The 42 characters come from the "local part" of an email address (the part before the @ sign) which can have up to 64 chars. Out of those 64 chars, Moodle uses 22 characters, leaving you with 42 characters to encode data.

What do we do with the 22 chars? Four go to the prefix, which we need to let the MTA know to pass the message to our script. Two go to identify the module ID so we know which module has generated the message (and so we dispatch the request to that module). The remaining 16 are a signature (HMAC-MD5-8) we use to authenticate the message.

Forty-two characters isn't a lot (although it could be the answer to life, the universe, and everything!) so make sure you use those characters wisely.

The most efficient way to encode database IDs in their full range (so that they can be placed in an email address) we have found is base64_encode(pack('V',2147483647)), which returns "/ / / / f w = =". The two trailing "= =" are redundant and you can remove them (you'll need to reappend them when retrieving your data). Join your parameters as encoded IDs in positional slots for efficiency.

To retrieve your data, use substr() to separate your parameters, and then unpack('V',base64_decode($str)). Note that it'll return a one-element array. Note:

Using 'V' reaches 2147483647, half the range of mySQL's INT. Additionally, 'V' behaves like a signed value, rather than an unsigned, so I suspect there's a bug in PHP's documentation of pack().

With each ID taking 6-chars (8 chars if we find a way to use the full range of 'V'), you have a limited number of parameters. If you need to encode more information, store it in the DB and send emails that point to your stored data. Remember to cleanup this temporary data after a safe period of time.

Note:

Do not try to use variable-width encoding to put IDs, as it'll work in small installations and break in larger ones.

Security issues

Any code in modulename_process_email() _must_ assume it will see repeat replies and handle them gracefully. The definition of 'gracefully' depends on what the code does.

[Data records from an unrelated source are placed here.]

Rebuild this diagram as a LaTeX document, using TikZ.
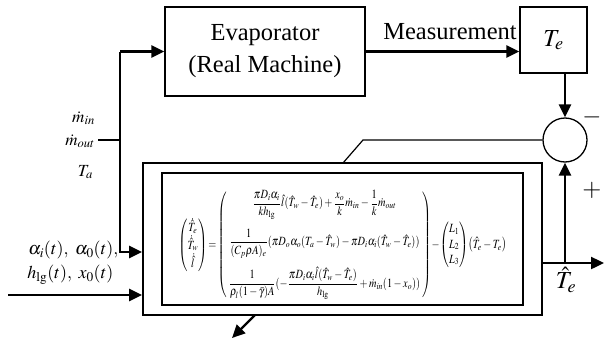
\documentclass[tikz,border=0pt]{standalone}
\usepackage{amsmath}
\usepackage{mathptmx}
\usepackage{fontspec}
\setmainfont{Liberation Serif}
\usetikzlibrary{arrows.meta,calc}
\begin{document}
\begin{tikzpicture}[x=1pt,y=-1pt,
  box/.style={draw,line width=1.3pt,inner sep=0pt},
  bigtext/.style={font=\fontsize{24.5}{32}\selectfont},
  midtext/.style={font=\fontsize{18}{22}\selectfont},
  smalltext/.style={font=\fontsize{17}{20}\selectfont},
  fatline/.style={line width=2.4pt},
  fatarrow/.style={line width=2.4pt,-{Triangle[length=13pt,width=12pt]}},
  thinline/.style={line width=1.2pt}]
\useasboundingbox (0,0) rectangle (605,343);

% blocks
\node[box,bigtext,align=center,minimum width=200pt,minimum height=89pt] (evap) at (265,51.5) {Evaporator\\(Real Machine)};
\node[box,bigtext,minimum width=67pt,minimum height=66pt] (te) at (553.5,40) {$T_e$};
\node[draw,circle,line width=1.3pt,minimum size=44pt,inner sep=0pt] (sum) at (565,140) {};
\node[box,line width=1.8pt,minimum width=399pt,minimum height=152pt] (outer) at (342.5,239) {};
\node[box,minimum width=361pt,minimum height=132pt] (inner) at (342.5,239) {};
\node[inner sep=0pt] (eq) at (342.5,245) {\resizebox*{328pt}{110pt}{\setlength{\arraycolsep}{2pt}$\displaystyle
\begin{pmatrix}\dot{\hat T}_e\\ \dot{\hat T}_w\\ \dot{\hat l}\end{pmatrix}
\!=\!\left(\begin{array}{c}
\dfrac{\pi D_i\alpha_i}{k h_{\mathrm{lg}}}\hat l(\hat T_w-\hat T_e)+\dfrac{x_o}{k}\dot m_{in}-\dfrac1k\dot m_{out}\\[3ex]
\dfrac{1}{(C_p\rho A)_e}(\pi D_o\alpha_o(T_a-\hat T_w)-\pi D_i\alpha_i(\hat T_w-\hat T_e))\\[3ex]
\dfrac{1}{\rho_l(1-\bar\gamma)A}(-\dfrac{\pi D_i\alpha_i\hat l(\hat T_w-\hat T_e)}{h_{\mathrm{lg}}}+\dot m_{in}(1-x_o))
\end{array}\right)
\!-\!\begin{pmatrix}L_1\\ L_2\\ L_3\end{pmatrix}\!\left(\hat T_e-T_e\right)$}};

% coordinates
\coordinate (split) at (120,51.5);
\coordinate (bend) at (120,252);
\coordinate (minput) at (98,140);
\coordinate (ain) at (8,295);
\coordinate (out) at (604,263);
\coordinate (tap) at (565,263);
\coordinate (fb) at (363,140);
\coordinate (fbend) at (343,163);
\coordinate (dstart) at (255,315);
\coordinate (dend) at (232,338);

% connectors
\draw[fatarrow] (split) -- (evap.west);
\draw[fatarrow] (split) -- (bend) -- (bend -| outer.west);
\draw[thinline] (minput) -- (minput -| split);
\draw[fatarrow] (ain) -- (ain -| outer.west);
\draw[fatarrow] (evap.east) -- (evap.east -| te.west);
\draw[fatarrow] (te.south -| sum) -- (sum.north);
\draw[fatline] (outer.east |- out) -- (tap);
\draw[fatarrow] (tap) -- (out);
\draw[fatarrow] (tap) -- (sum.south);
\draw[thinline] (sum.west) -- (fb) -- (fbend);
\draw[fatarrow] (dstart) -- (dend);

% labels
\node[bigtext] (meas) at (450,32) {Measurement};
\node[smalltext,anchor=east,inner sep=1pt] (lmin) at (96,118) {$\dot m_{in}$};
\node[smalltext,anchor=east,inner sep=1pt] (lmout) at (96,141) {$\dot m_{out}$};
\node[smalltext,anchor=east,inner sep=1pt] (lta) at (94,172) {$T_a$};
\node[midtext,anchor=east] (la1) at (122,250) {$\alpha_i(t),\ \alpha_0(t),$};
\node[midtext,anchor=east] (la2) at (117,275) {$h_{\mathrm{lg}}(t),\ x_0(t)$};
\node[bigtext] (lminus) at (592,117) {$-$};
\node[bigtext] (lplus) at (592,190) {$+$};
\node[bigtext] (lthat) at (566,280) {$\hat T_e$};
\end{tikzpicture}
\end{document}
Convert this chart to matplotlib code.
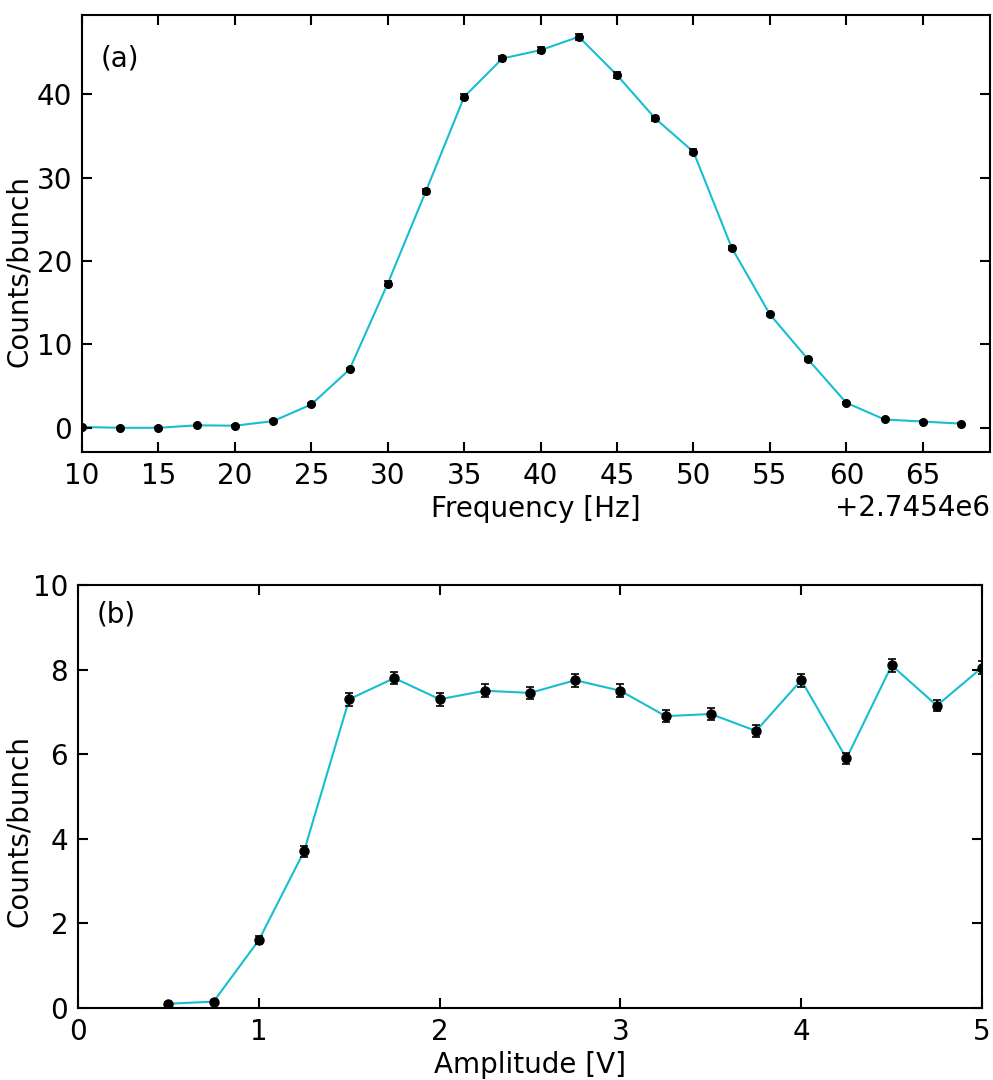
import matplotlib
matplotlib.use("Agg")
import matplotlib.pyplot as plt
import numpy as np

# Panel (a): frequency scan
freq_offset = [10, 12.5, 15, 17.5, 20, 22.5, 25, 27.5, 30, 32.5, 35, 37.5, 40,
               42.5, 45, 47.5, 50, 52.5, 55, 57.5, 60, 62.5, 65, 67.5]
freq_base = 2.7454e6
counts_a = [0.1, 0.0, 0.0, 0.3, 0.25, 0.8, 2.8, 7.0, 17.3, 28.4, 39.7, 44.3,
            45.3, 46.9, 42.3, 37.1, 33.1, 21.6, 13.6, 8.2, 3.0, 1.0, 0.75, 0.5]
err_a = [0.05, 0.05, 0.05, 0.08, 0.08, 0.1, 0.15, 0.2, 0.25, 0.3, 0.3, 0.35,
         0.35, 0.35, 0.35, 0.3, 0.3, 0.25, 0.2, 0.2, 0.15, 0.1, 0.1, 0.08]

# Panel (b): amplitude scan
amplitude = [0.5, 0.75, 1.0, 1.25, 1.5, 1.75, 2.0, 2.25, 2.5, 2.75, 3.0, 3.25,
             3.5, 3.75, 4.0, 4.25, 4.5, 4.75, 5.0]
counts_b = [0.1, 0.15, 1.6, 3.7, 7.3, 7.8, 7.3, 7.5, 7.45, 7.75, 7.5, 6.9,
            6.95, 6.55, 7.75, 5.9, 8.1, 7.15, 8.05]
err_b = [0.04, 0.05, 0.09, 0.12, 0.15, 0.15, 0.15, 0.15, 0.15, 0.15, 0.15, 0.14,
         0.14, 0.14, 0.15, 0.14, 0.15, 0.14, 0.15]

plt.rcParams['font.family'] = 'DejaVu Sans'
plt.rcParams['font.size'] = 20

line_color = '#17becf'
FS = 20

fig = plt.figure(figsize=(9.93, 10.8), dpi=100)
ax1 = fig.add_axes([0.0826, 0.5815, 0.9144, 0.4045])
ax2 = fig.add_axes([0.0785, 0.0667, 0.9105, 0.3916])

freqs = np.array(freq_offset) + freq_base

def style(ax):
    ax.tick_params(direction='in', top=True, right=True, length=7, width=1.5,
                   labelsize=FS, pad=7)
    for s in ax.spines.values():
        s.set_linewidth(1.5)

ax1.plot(freqs, counts_a, color=line_color, lw=1.5, zorder=1)
ax1.errorbar(freqs, counts_a, yerr=err_a, fmt='o', color='black', ms=5.5,
             capsize=3, elinewidth=1.2, capthick=1.2, zorder=2)
ax1.set_xlim(freq_base + 10, freq_base + 69.4)
ax1.set_ylim(-2.9, 49.5)
ax1.set_xticks(freq_base + np.arange(10, 66, 5))
ax1.set_yticks([0, 10, 20, 30, 40])
ax1.set_xlabel('Frequency [Hz]', fontsize=FS, labelpad=4)
ax1.set_ylabel('Counts/bunch', fontsize=FS)
ax1.yaxis.set_label_coords(-0.054, 0.414)
ax1.text(0.02, 0.90, '(a)', transform=ax1.transAxes, fontsize=FS, va='center')
style(ax1)
ax1.xaxis.get_offset_text().set_fontsize(FS)

ax2.plot(amplitude, counts_b, color=line_color, lw=1.5, zorder=1)
ax2.errorbar(amplitude, counts_b, yerr=err_b, fmt='o', color='black', ms=6.5,
             capsize=3, elinewidth=1.2, capthick=1.2, zorder=2)
ax2.set_xlim(0, 5)
ax2.set_ylim(0, 10)
ax2.set_xticks([0, 1, 2, 3, 4, 5])
ax2.set_yticks([0, 2, 4, 6, 8, 10])
ax2.set_xlabel('Amplitude [V]', fontsize=FS, labelpad=4)
ax2.set_ylabel('Counts/bunch', fontsize=FS)
ax2.yaxis.set_label_coords(-0.0498, 0.418)
ax2.text(0.021, 0.93, '(b)', transform=ax2.transAxes, fontsize=FS, va='center')
style(ax2)

fig.savefig('out.png', dpi=100)
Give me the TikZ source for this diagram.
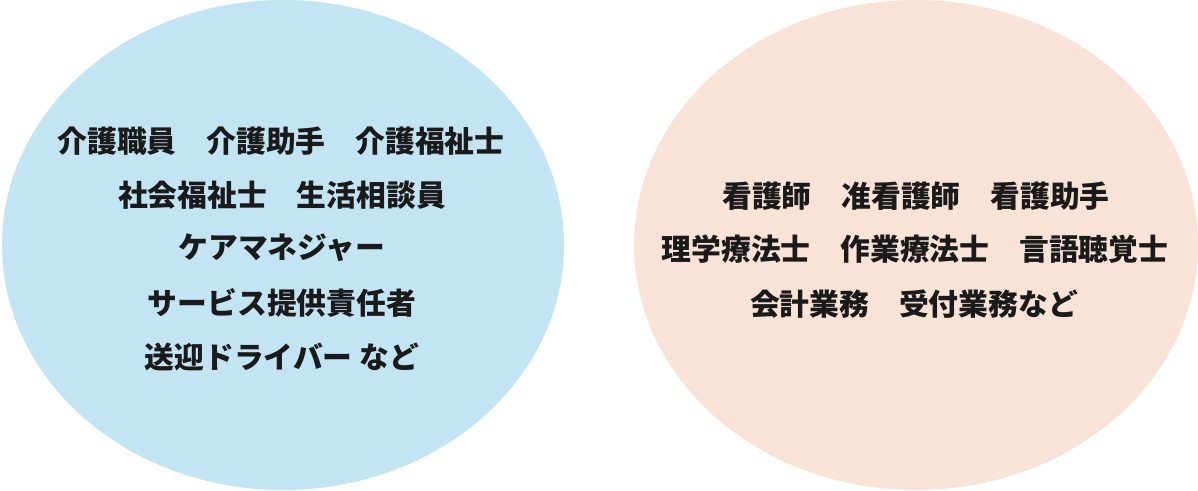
\documentclass[tikz,border=0pt]{standalone}
\usepackage{fontspec}
\newfontfamily\jp{Noto Sans CJK JP}
\definecolor{ovblue}{RGB}{194,228,243}
\definecolor{ovpeach}{RGB}{249,227,215}
\definecolor{txt}{RGB}{26,26,26}
\begin{document}
\begin{tikzpicture}[x=1pt,y=-1pt,
  oval/.style={ellipse, draw=none, inner sep=0pt},
  lbl/.style={font=\jp\bfseries\fontsize{29.8}{36}\selectfont, text=txt, inner sep=0pt, anchor=center}]
\useasboundingbox (0,0) rectangle (1198,490);
\fill[ovblue] (283,245) ellipse [x radius=281, y radius=245];
\fill[ovpeach] (916,245) ellipse [x radius=282, y radius=245];
\node[lbl] (l1) at (281,141.5) {介護職員　介護助手　介護福祉士};
\node[lbl] (l2) at (282,195) {社会福祉士　生活相談員};
\node[lbl] (l3) at (282,248) {ケアマネジャー};
\node[lbl] (l4) at (282,302.5) {サービス提供責任者};
\node[lbl] (l5) at (282,357) {送迎ドライバー など};
\node[lbl] (r1) at (916,196.5) {看護師　准看護師　看護助手};
\node[lbl] (r2) at (915,249.5) {理学療法士　作業療法士　言語聴覚士};
\node[lbl] (r3) at (914,304.5) {会計業務　受付業務など};
\end{tikzpicture}
\end{document}
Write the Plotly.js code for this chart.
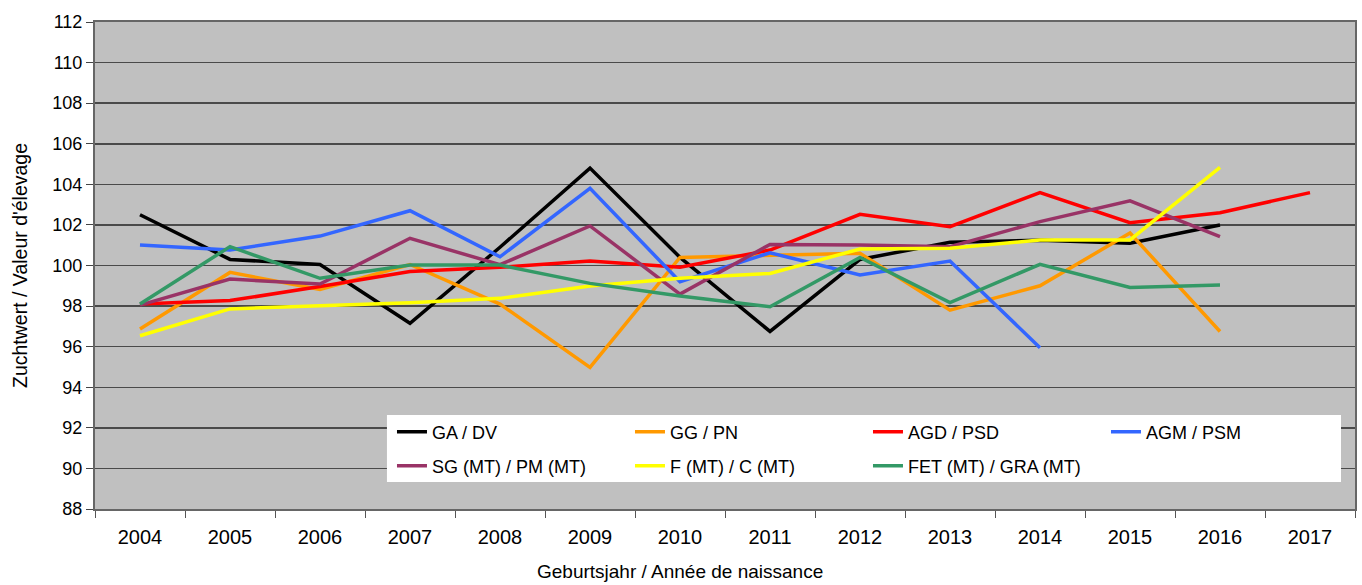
<!DOCTYPE html>
<html><head><meta charset="utf-8">
<script src="https://cdn.plot.ly/plotly-3.0.1.min.js"></script>
<style>html,body{margin:0;padding:0;background:#fff}#chart{width:1362px;height:585px}</style>
</head><body><div id="chart"></div>
<script>
const years = ['2004','2005','2006','2007','2008','2009','2010','2011','2012','2013','2014','2015','2016','2017'];
const seriesNames = ['GA / DV','GG / PN','AGD / PSD','AGM / PSM','SG (MT) / PM (MT)','F (MT) / C (MT)','FET (MT) / GRA (MT)'];
const xTitle = 'Geburtsjahr / Année de naissance';
const yTitle = "Zuchtwert / Valeur d'élevage";
const gaDv   = [102.5,100.3,100.05,97.15,100.9,104.8,100.4,96.75,100.3,101.15,101.25,101.1,102.0,null];
const ggPn   = [96.87,99.66,98.82,100.05,98.1,94.98,100.4,100.5,100.6,97.8,99.0,101.6,96.75,null];
const agdPsd = [98.1,98.27,98.96,99.7,99.91,100.22,99.91,100.76,102.52,101.91,103.59,102.11,102.6,103.59];
const agmPsm = [101.01,100.76,101.45,102.7,100.43,103.8,99.2,100.63,99.53,100.22,95.95,null,null,null];
const sgPm   = [98.05,99.33,99.09,101.34,100.04,101.95,98.59,101.04,101.01,100.93,102.16,103.19,101.42,null];
const fC     = [96.54,97.86,98.02,98.17,98.38,98.99,99.37,99.61,100.81,100.85,101.26,101.26,104.84,null];
const fetGra = [98.1,100.93,99.37,100.02,100.02,99.12,98.5,97.97,100.4,98.17,100.06,98.92,99.04,null];
const allSeries = [gaDv, ggPn, agdPsd, agmPsm, sgPm, fC, fetGra];
const colors = ['#000000','#FF9900','#FF0000','#3366FF','#993366','#FFFF00','#339966'];

const traces = allSeries.map((vals, i) => ({
  x: years, y: vals, type: 'scatter', mode: 'lines', name: seriesNames[i],
  legend: i < 4 ? 'legend' : 'legend2',
  line: {color: colors[i], width: 3.5}, connectgaps: false
}));

const legendFont = {family: 'Liberation Sans, Arial, sans-serif', size: 18, color: '#000'};
const legendBase = {
  orientation: 'h', xanchor: 'left', yanchor: 'middle',
  bgcolor: 'rgba(0,0,0,0)', borderwidth: 0,
  entrywidth: 193, entrywidthmode: 'pixels', itemwidth: 30,
  font: legendFont, traceorder: 'normal'
};

const layout = {
  width: 1362, height: 585,
  margin: {l: 95, r: 7, t: 22, b: 76},
  paper_bgcolor: '#ffffff', plot_bgcolor: '#c0c0c0',
  font: {family: 'Liberation Sans, Arial, sans-serif', color: '#000'},
  showlegend: true,
  legend: Object.assign({}, legendBase, {x: 0.2357, y: 0.1581}),
  legend2: Object.assign({}, legendBase, {x: 0.2357, y: 0.0883}),
  shapes: [{
    type: 'rect', xref: 'paper', yref: 'paper',
    x0: 0.2317, x1: 0.9889, y0: 0.0554, y1: 0.1930,
    fillcolor: '#ffffff', line: {width: 0}, layer: 'above'
  }],
  annotations: [{
    text: xTitle, xref: 'paper', yref: 'paper', x: 0.4643, y: -0.129,
    xanchor: 'center', yanchor: 'middle', showarrow: false,
    font: {size: 19, family: 'Liberation Sans, Arial, sans-serif', color: '#000'}
  }],
  xaxis: {
    type: 'category', range: [-0.5, 13.5], tickson: 'boundaries',
    ticks: 'outside', ticklen: 7, tickcolor: '#555', tickwidth: 1,
    ticklabelstandoff: 9,
    showgrid: false, showline: true, linecolor: '#666', linewidth: 2, mirror: true,
    tickfont: {size: 20, family: 'Liberation Sans, Arial, sans-serif'},
    automargin: false, fixedrange: true
  },
  yaxis: {
    range: [88, 112], dtick: 2, tick0: 88,
    ticks: 'outside', ticklen: 7, tickcolor: '#444', tickwidth: 1,
    showgrid: true, gridcolor: '#4a4a4a', gridwidth: 1.5,
    showline: true, linecolor: '#666', linewidth: 2, mirror: true,
    zeroline: false,
    tickfont: {size: 18, family: 'Liberation Sans, Arial, sans-serif'},
    title: {text: yTitle, font: {size: 19.5, family: 'Liberation Sans, Arial, sans-serif'}, standoff: 20},
    automargin: false, fixedrange: true
  }
};
Plotly.newPlot('chart', traces, layout, {displayModeBar: false, staticPlot: true});
</script></body></html>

Email servers (MTAs) will sometimes re-transmit a message if they are unsure that the receiving MTA got it -- and sysadmins may sometimes replay a whole email queue if something's gone wrong. In that case, they email body will be identical, the headers slightly different.

In a different case, the user may 'reply' to the message twice. Perhaps in error, perhaps purposefully. What to do depends on the specific scenario.

We /could/ support better protection at the framework level, by keeping track of every reply-to address we send out. We decided against that because (a) the performance impact will be important (b) we want the 1st cut to be lightweight and simple to change in case we need to.

With this the initial implementation, modules should expose functions that handle these "replay" cases correctly. If later we want to expose additional functions, we can add such tracking as an optional thing. It'd be awful to have it across all emails sent from Moodle.